__Exercise aim__. Starting at the first line of the listing below, repeat each line exactly until the line containing "plt.rcParams['mathtext.it'] = 'Liberation", which you include. Leave out pictures.

* * *

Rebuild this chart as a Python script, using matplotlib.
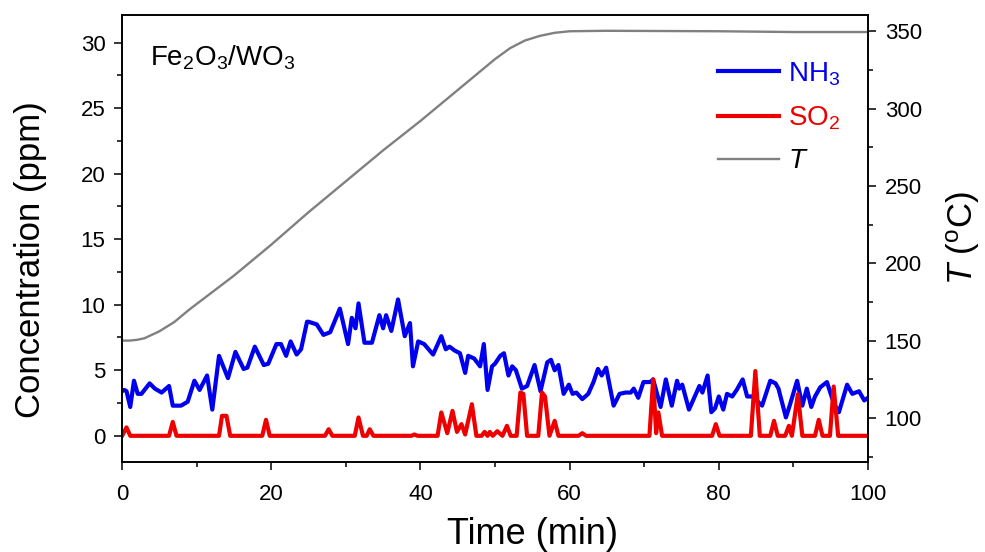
import matplotlib.pyplot as plt
from matplotlib.ticker import MultipleLocator

plt.rcParams['font.family'] = ['Liberation Sans', 'DejaVu Sans']
plt.rcParams['mathtext.fontset'] = 'custom'
plt.rcParams['mathtext.rm'] = 'Liberation Sans'
plt.rcParams['mathtext.it'] = 'Liberation Sans:italic'

# NH3 concentration (ppm)
nh3_t = [0, 0.3, 0.6, 1.1, 1.6, 2.1, 2.6, 3.7, 4.4, 5.3, 6.3, 6.8, 7.9, 8.8, 9.7,
         10.4, 11.4, 12.1, 13.0, 14.2, 15.2, 16.3, 16.8, 17.8, 19.0, 19.6, 20.7, 21.3,
         22.0, 22.6, 23.4, 24.0, 24.8, 25.0, 26.1, 27.0, 27.9, 29.2, 30.3, 30.8,
         31.3, 31.7, 32.5, 33.5, 34.5, 35.0, 35.4, 36.1, 37.0, 37.9, 38.6, 39.0,
         39.7, 40.5, 41.7, 42.8, 43.4, 43.9, 44.6, 45.3, 46.0, 46.4, 47.2, 48.0,
         48.5, 49.0, 49.6, 50.0, 50.7, 51.2, 51.8, 52.3, 52.8, 53.6, 54.3, 55.3,
         56.1, 57.0, 57.5, 58.0, 58.5, 59.2, 59.9, 60.4, 60.9, 61.7, 62.5, 63.2,
         63.8, 64.3, 64.9, 65.9, 66.7, 67.5, 68.2, 68.6, 69.2, 69.9, 70.8, 71.2,
         72.2, 72.9, 73.7, 74.4, 74.7, 75.1, 76.0, 76.7, 77.4, 77.8, 78.5, 79.0,
         79.5, 80.0, 80.6, 81.1, 81.8, 82.4, 83.2, 83.8, 84.5, 85.8, 86.9, 87.6,
         88.0, 89.0, 89.5, 90.5, 91.2, 91.8, 92.4, 92.9, 93.6, 94.5, 95.0, 95.4,
         96.1, 97.2, 97.9, 98.8, 99.5, 100]
nh3_v = [3.4, 3.5, 3.4, 2.2, 4.2, 3.2, 3.2, 4.0, 3.6, 3.3, 3.8, 2.3, 2.3, 2.6, 4.2,
         3.5, 4.6, 2.0, 6.1, 4.4, 6.4, 5.1, 5.2, 6.8, 5.4, 5.5, 7.0, 7.0,
         6.1, 7.2, 6.2, 6.6, 8.7, 8.7, 8.5, 7.7, 7.9, 9.7, 7.0, 9.0,
         8.2, 10.1, 7.1, 7.1, 9.2, 8.2, 9.2, 8.0, 10.4, 7.6, 8.6, 5.3,
         7.2, 7.0, 6.2, 7.6, 6.6, 6.8, 6.5, 6.3, 4.8, 6.1, 5.9, 5.3,
         7.0, 3.5, 5.3, 5.5, 6.1, 6.3, 4.6, 5.3, 5.0, 3.6, 3.8, 5.4,
         3.4, 5.6, 5.8, 5.0, 5.4, 3.2, 3.9, 3.2, 3.3, 2.8, 3.2, 4.1,
         5.1, 4.6, 5.2, 2.3, 3.2, 3.3, 3.3, 3.6, 2.9, 4.1, 4.1, 4.3,
         2.2, 4.3, 2.3, 4.2, 3.6, 3.9, 2.0, 2.9, 3.8, 3.3, 4.6, 1.8,
         2.1, 3.0, 2.0, 3.2, 3.0, 3.5, 4.3, 3.0, 3.0, 2.3, 4.2, 4.0,
         3.6, 1.4, 2.3, 4.2, 2.3, 3.6, 2.2, 3.0, 3.7, 4.1, 3.2, 2.5,
         1.8, 3.9, 3.2, 3.4, 2.7, 2.9]

# SO2 concentration (ppm)
so2_t = [0, 0.6, 1.1, 6.3, 6.8, 7.3, 13.0, 13.4, 14.0, 14.5, 18.8, 19.3, 19.8,
         27.2, 27.7, 28.2, 31.2, 31.7, 32.3, 32.8, 33.2, 33.7, 38.8, 39.2, 39.6,
         42.3, 42.8, 43.6, 44.3, 44.9, 45.5, 46.0, 46.9, 47.5, 48.2, 48.6, 49.0,
         49.3, 49.7, 50.3, 51.0, 51.6, 52.1, 52.9, 53.4, 53.8, 54.3, 55.8, 56.3,
         56.7, 57.3, 58.0, 58.5, 61.2, 61.7, 62.2, 70.7, 71.2, 71.6, 71.9, 72.4,
         79.1, 79.6, 80.1, 84.3, 84.9, 85.5, 86.9, 87.4, 87.9, 88.9, 89.4, 89.8,
         90.6, 91.2, 92.9, 93.4, 93.9, 94.9, 95.4, 96.0, 100]
so2_v = [0, 0.64, 0, 0, 1.06, 0, 0, 1.52, 1.52, 0, 0, 1.22, 0,
         0, 0.5, 0, 0, 1.4, 0, 0, 0.5, 0, 0, 0.1, 0,
         0, 1.78, 0.2, 1.9, 0.3, 0.89, 0.1, 2.41, 0, 0, 0.3, 0,
         0.3, 0, 0.35, 0, 0.76, 0, 0, 3.3, 3.2, 0, 0, 3.3,
         3.0, 0, 1.14, 0, 0, 0.2, 0, 0, 4.31, 0.2, 1.78, 0,
         0, 0.89, 0, 0, 4.94, 0, 0, 1.14, 0, 0, 0.76, 0,
         3.17, 0, 0, 1.22, 0, 0, 3.76, 0, 0]

# temperature (degC)
temp_t = [0, 1, 2, 3, 5, 7, 9, 12, 15, 20, 25, 30, 35, 40, 45, 50, 52, 54, 56,
          58, 60, 65, 70, 80, 90, 100]
temp_v = [150, 150, 150.5, 151.5, 156, 162, 170, 181, 192, 212, 233, 253, 273,
          292, 312, 332, 339, 344, 347, 349, 350, 350.3, 350.2, 350, 349.5, 349.5]

fig = plt.figure(figsize=(9.85, 5.52), dpi=100)
ax = fig.add_axes([0.1239, 0.163, 0.7573, 0.8098])
ax2 = ax.twinx()

l1, = ax.plot(nh3_t, nh3_v, color='#0000ee', lw=3.0, label=r'NH$_3$')
l2, = ax.plot(so2_t, so2_v, color='#ee0000', lw=3.0, label=r'SO$_2$')
l3, = ax2.plot(temp_t, temp_v, color='#808080', lw=1.7, label=r'$T$')

ax.set_xlim(0, 100)
ax.set_ylim(-2, 32.1)
ax2.set_ylim(71.5, 360.5)

ax.xaxis.set_major_locator(MultipleLocator(20))
ax.xaxis.set_minor_locator(MultipleLocator(10))
ax.yaxis.set_major_locator(MultipleLocator(5))
ax.yaxis.set_minor_locator(MultipleLocator(2.5))
ax2.yaxis.set_major_locator(MultipleLocator(50))
ax2.yaxis.set_minor_locator(MultipleLocator(25))

for a in (ax, ax2):
    a.tick_params(which='major', direction='out', length=6, width=1.1,
                  labelsize=16, pad=6)
    a.tick_params(which='minor', direction='out', length=3.5, width=1.1)
    for s in a.spines.values():
        s.set_linewidth(1.2)
ax.tick_params(axis='x', which='major', pad=10)

ax.set_xlabel('Time (min)', fontsize=26)
ax.xaxis.set_label_coords(0.55, -0.123)
ax.set_ylabel('Concentration (ppm)', fontsize=25)
ax.yaxis.set_label_coords(-0.1, 0.453)
ax2.set_ylabel(r'$T$ ($^{\rm o}$C)', fontsize=25, labelpad=16)

ax.text(0.037, 0.905, r'Fe$_2$O$_3$/WO$_3$', transform=ax.transAxes,
        fontsize=20, ha='left', va='center')

leg = ax.legend(handles=[l1, l2, l3], loc='upper right', frameon=False,
                bbox_to_anchor=(0.996, 0.955), fontsize=20, handlelength=2.2,
                labelspacing=0.6, handletextpad=0.3)
for txt, line in zip(leg.get_texts(), [l1, l2, l3]):
    txt.set_color('black' if line is l3 else line.get_color())

fig.savefig('out.png', dpi=100)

* * *

__Worked solution__.
Rebuild this chart as a Python script, using matplotlib.
import matplotlib.pyplot as plt
from matplotlib.ticker import MultipleLocator

plt.rcParams['font.family'] = ['Liberation Sans', 'DejaVu Sans']
plt.rcParams['mathtext.fontset'] = 'custom'
plt.rcParams['mathtext.rm'] = 'Liberation Sans'
plt.rcParams['mathtext.it'] = 'Liberation Sans:italic'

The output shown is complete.